» **Brief**:
Give back every line exactly as it appears, pictures excluded.
◇ ◇ ◇ ◇ ◇ ◇ ◇
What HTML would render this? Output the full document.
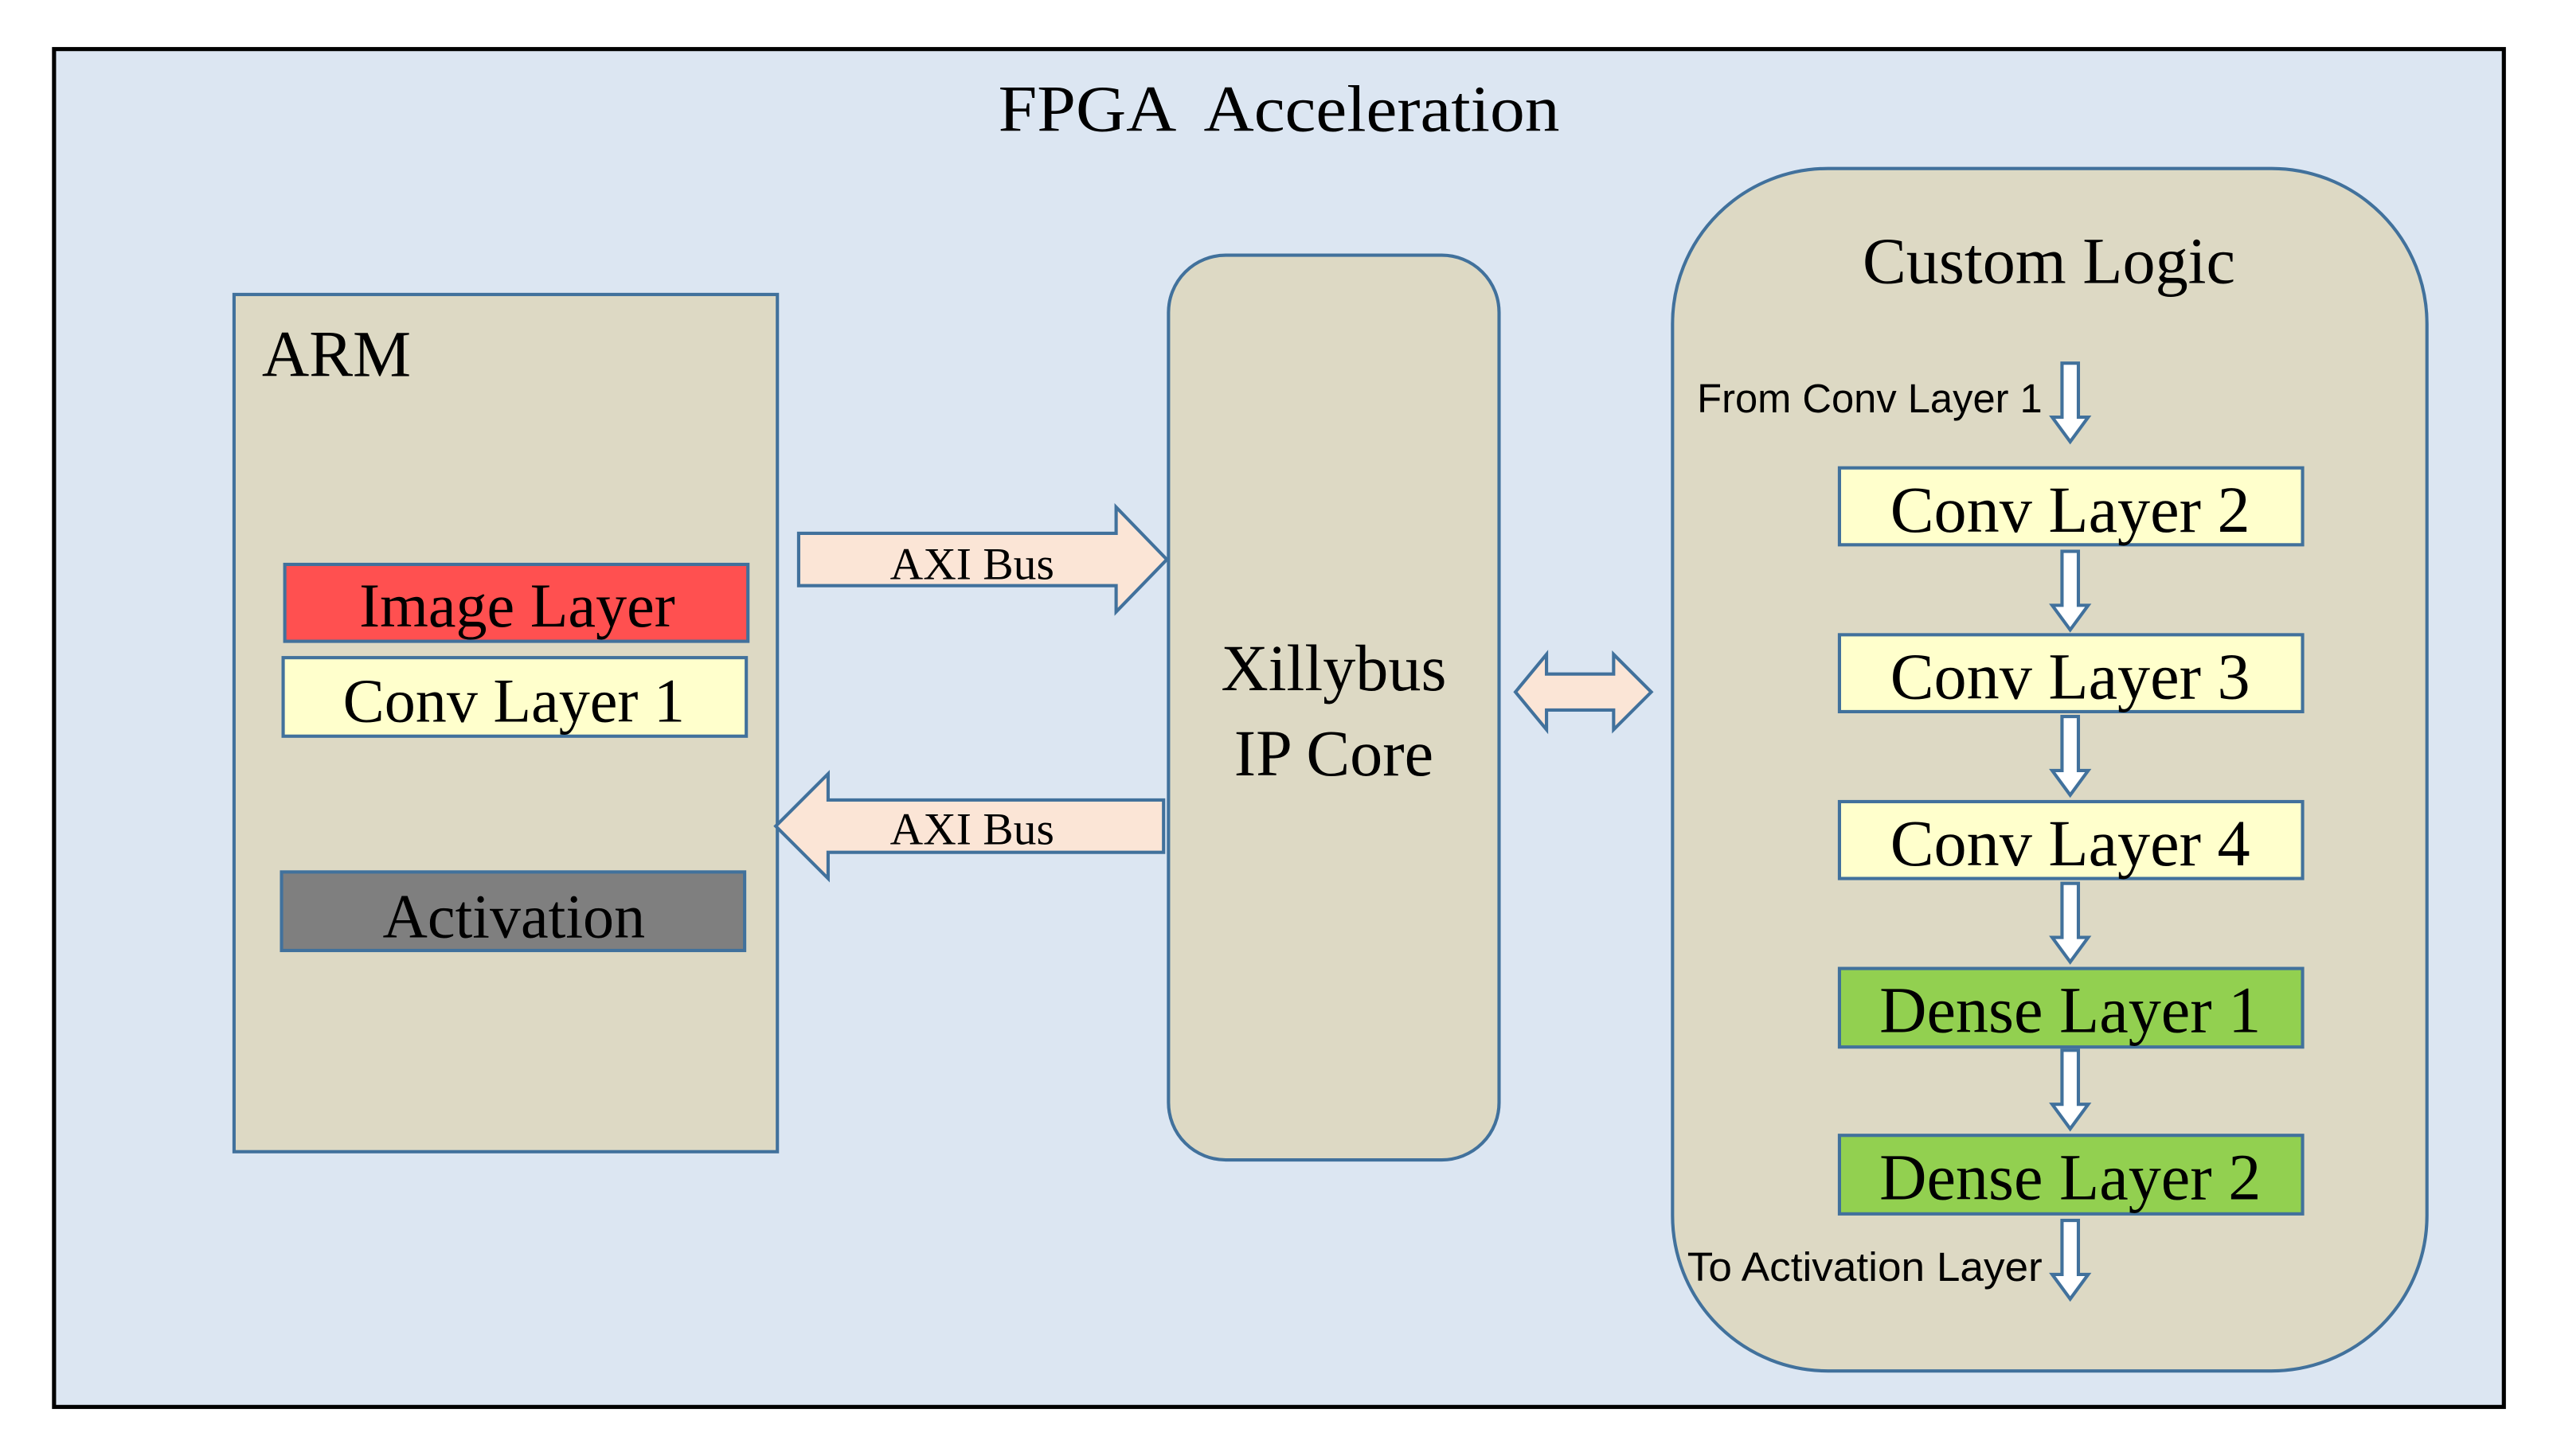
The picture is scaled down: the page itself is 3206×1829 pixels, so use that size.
<!DOCTYPE html>
<html><head><meta charset="utf-8"><style>html,body{margin:0;padding:0;background:#fff}svg{display:block}</style></head>
<body>
<svg width="3206" height="1829" viewBox="0 0 1560 890" xmlns="http://www.w3.org/2000/svg">
<defs>
<g id="da"><polygon points="-5,0 5,0 5,33 11,33 0,48 -11,33 -5,33" fill="#fff" stroke="#41719c" stroke-width="2" stroke-linejoin="miter"/></g>
</defs>
<rect x="0" y="0" width="1560" height="890" fill="#fff"/>
<rect x="33" y="30" width="1497" height="830" fill="#dce6f2" stroke="#000" stroke-width="2.5"/>
<g font-family="Liberation Serif, serif" fill="#000">
<text x="610" y="80" font-size="40" xml:space="preserve" textLength="343" lengthAdjust="spacingAndGlyphs">FPGA  Acceleration</text>
<rect x="143" y="180" width="332" height="524" fill="#ddd9c4" stroke="#41719c" stroke-width="2"/>
<text x="160" y="230" font-size="40">ARM</text>
<rect x="174" y="345" width="283" height="47" fill="#ff5050" stroke="#41719c" stroke-width="2"/>
<text x="316" y="383" font-size="38" text-anchor="middle">Image Layer</text>
<rect x="173" y="402" width="283" height="48" fill="#ffffcc" stroke="#41719c" stroke-width="2"/>
<text x="314" y="441" font-size="38" text-anchor="middle">Conv Layer 1</text>
<rect x="172" y="533" width="283" height="48" fill="#7f7f7f" stroke="#41719c" stroke-width="2"/>
<text x="314" y="573" font-size="38" text-anchor="middle">Activation</text>
<polygon points="488,326 682,326 682,310 713,342 682,374 682,358 488,358" fill="#fbe5d6" stroke="#41719c" stroke-width="2"/>
<text x="594" y="354" font-size="28" text-anchor="middle">AXI Bus</text>
<polygon points="711,489 506,489 506,473 474,505 506,537 506,521 711,521" fill="#fbe5d6" stroke="#41719c" stroke-width="2"/>
<text x="594" y="516" font-size="28" text-anchor="middle">AXI Bus</text>
<rect x="714" y="156" width="202" height="553" rx="35" ry="35" fill="#ddd9c4" stroke="#41719c" stroke-width="2"/>
<text x="815" y="422" font-size="40" text-anchor="middle">Xillybus</text>
<text x="815" y="474" font-size="40" text-anchor="middle">IP Core</text>
<polygon points="926,423 945,400 945,412 986,412 986,400 1009,423 986,446 986,434 945,434 945,446" fill="#fbe5d6" stroke="#41719c" stroke-width="2"/>
<rect x="1022" y="103" width="461" height="735" rx="95" ry="95" fill="#ddd9c4" stroke="#41719c" stroke-width="2"/>
<text x="1252" y="173" font-size="40" text-anchor="middle">Custom Logic</text>
<rect x="1124" y="286" width="283" height="47" fill="#ffffcc" stroke="#41719c" stroke-width="2"/>
<text x="1265" y="325" font-size="40" text-anchor="middle">Conv Layer 2</text>
<rect x="1124" y="388" width="283" height="47" fill="#ffffcc" stroke="#41719c" stroke-width="2"/>
<text x="1265" y="427" font-size="40" text-anchor="middle">Conv Layer 3</text>
<rect x="1124" y="490" width="283" height="47" fill="#ffffcc" stroke="#41719c" stroke-width="2"/>
<text x="1265" y="529" font-size="40" text-anchor="middle">Conv Layer 4</text>
<rect x="1124" y="592" width="283" height="48" fill="#92d050" stroke="#41719c" stroke-width="2"/>
<text x="1265" y="631" font-size="40" text-anchor="middle">Dense Layer 1</text>
<rect x="1124" y="694" width="283" height="48" fill="#92d050" stroke="#41719c" stroke-width="2"/>
<text x="1265" y="733" font-size="40" text-anchor="middle">Dense Layer 2</text>
</g>
<use href="#da" x="1265" y="222"/>
<use href="#da" x="1265" y="337"/>
<use href="#da" x="1265" y="438"/>
<use href="#da" x="1265" y="540"/>
<use href="#da" x="1265" y="642"/>
<use href="#da" x="1265" y="746"/>
<g font-family="Liberation Sans, sans-serif" font-size="25" fill="#000">
<text x="1037" y="252" textLength="211" lengthAdjust="spacingAndGlyphs">From Conv Layer 1</text>
<text x="1031" y="783" textLength="217" lengthAdjust="spacingAndGlyphs">To Activation Layer</text>
</g>
</svg>
</body></html>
◇ ◇ ◇ ◇ ◇ ◇ ◇
» **Result**:
What HTML would render this? Output the full document.
The picture is scaled down: the page itself is 3206×1829 pixels, so use that size.
<!DOCTYPE html>
<html><head><meta charset="utf-8"><style>html,body{margin:0;padding:0;background:#fff}svg{display:block}</style></head>
<body>
<svg width="3206" height="1829" viewBox="0 0 1560 890" xmlns="http://www.w3.org/2000/svg">
<defs>
<g id="da"><polygon points="-5,0 5,0 5,33 11,33 0,48 -11,33 -5,33" fill="#fff" stroke="#41719c" stroke-width="2" stroke-linejoin="miter"/></g>
</defs>
<rect x="0" y="0" width="1560" height="890" fill="#fff"/>
<rect x="33" y="30" width="1497" height="830" fill="#dce6f2" stroke="#000" stroke-width="2.5"/>
<g font-family="Liberation Serif, serif" fill="#000">
<text x="610" y="80" font-size="40" xml:space="preserve" textLength="343" lengthAdjust="spacingAndGlyphs">FPGA  Acceleration</text>
<rect x="143" y="180" width="332" height="524" fill="#ddd9c4" stroke="#41719c" stroke-width="2"/>
<text x="160" y="230" font-size="40">ARM</text>
<rect x="174" y="345" width="283" height="47" fill="#ff5050" stroke="#41719c" stroke-width="2"/>
<text x="316" y="383" font-size="38" text-anchor="middle">Image Layer</text>
<rect x="173" y="402" width="283" height="48" fill="#ffffcc" stroke="#41719c" stroke-width="2"/>
<text x="314" y="441" font-size="38" text-anchor="middle">Conv Layer 1</text>
<rect x="172" y="533" width="283" height="48" fill="#7f7f7f" stroke="#41719c" stroke-width="2"/>
<text x="314" y="573" font-size="38" text-anchor="middle">Activation</text>
<polygon points="488,326 682,326 682,310 713,342 682,374 682,358 488,358" fill="#fbe5d6" stroke="#41719c" stroke-width="2"/>
<text x="594" y="354" font-size="28" text-anchor="middle">AXI Bus</text>
<polygon points="711,489 506,489 506,473 474,505 506,537 506,521 711,521" fill="#fbe5d6" stroke="#41719c" stroke-width="2"/>
<text x="594" y="516" font-size="28" text-anchor="middle">AXI Bus</text>
<rect x="714" y="156" width="202" height="553" rx="35" ry="35" fill="#ddd9c4" stroke="#41719c" stroke-width="2"/>
<text x="815" y="422" font-size="40" text-anchor="middle">Xillybus</text>
<text x="815" y="474" font-size="40" text-anchor="middle">IP Core</text>
<polygon points="926,423 945,400 945,412 986,412 986,400 1009,423 986,446 986,434 945,434 945,446" fill="#fbe5d6" stroke="#41719c" stroke-width="2"/>
<rect x="1022" y="103" width="461" height="735" rx="95" ry="95" fill="#ddd9c4" stroke="#41719c" stroke-width="2"/>
<text x="1252" y="173" font-size="40" text-anchor="middle">Custom Logic</text>
<rect x="1124" y="286" width="283" height="47" fill="#ffffcc" stroke="#41719c" stroke-width="2"/>
<text x="1265" y="325" font-size="40" text-anchor="middle">Conv Layer 2</text>
<rect x="1124" y="388" width="283" height="47" fill="#ffffcc" stroke="#41719c" stroke-width="2"/>
<text x="1265" y="427" font-size="40" text-anchor="middle">Conv Layer 3</text>
<rect x="1124" y="490" width="283" height="47" fill="#ffffcc" stroke="#41719c" stroke-width="2"/>
<text x="1265" y="529" font-size="40" text-anchor="middle">Conv Layer 4</text>
<rect x="1124" y="592" width="283" height="48" fill="#92d050" stroke="#41719c" stroke-width="2"/>
<text x="1265" y="631" font-size="40" text-anchor="middle">Dense Layer 1</text>
<rect x="1124" y="694" width="283" height="48" fill="#92d050" stroke="#41719c" stroke-width="2"/>
<text x="1265" y="733" font-size="40" text-anchor="middle">Dense Layer 2</text>
</g>
<use href="#da" x="1265" y="222"/>
<use href="#da" x="1265" y="337"/>
<use href="#da" x="1265" y="438"/>
<use href="#da" x="1265" y="540"/>
<use href="#da" x="1265" y="642"/>
<use href="#da" x="1265" y="746"/>
<g font-family="Liberation Sans, sans-serif" font-size="25" fill="#000">
<text x="1037" y="252" textLength="211" lengthAdjust="spacingAndGlyphs">From Conv Layer 1</text>
<text x="1031" y="783" textLength="217" lengthAdjust="spacingAndGlyphs">To Activation Layer</text>
</g>
</svg>
</body></html>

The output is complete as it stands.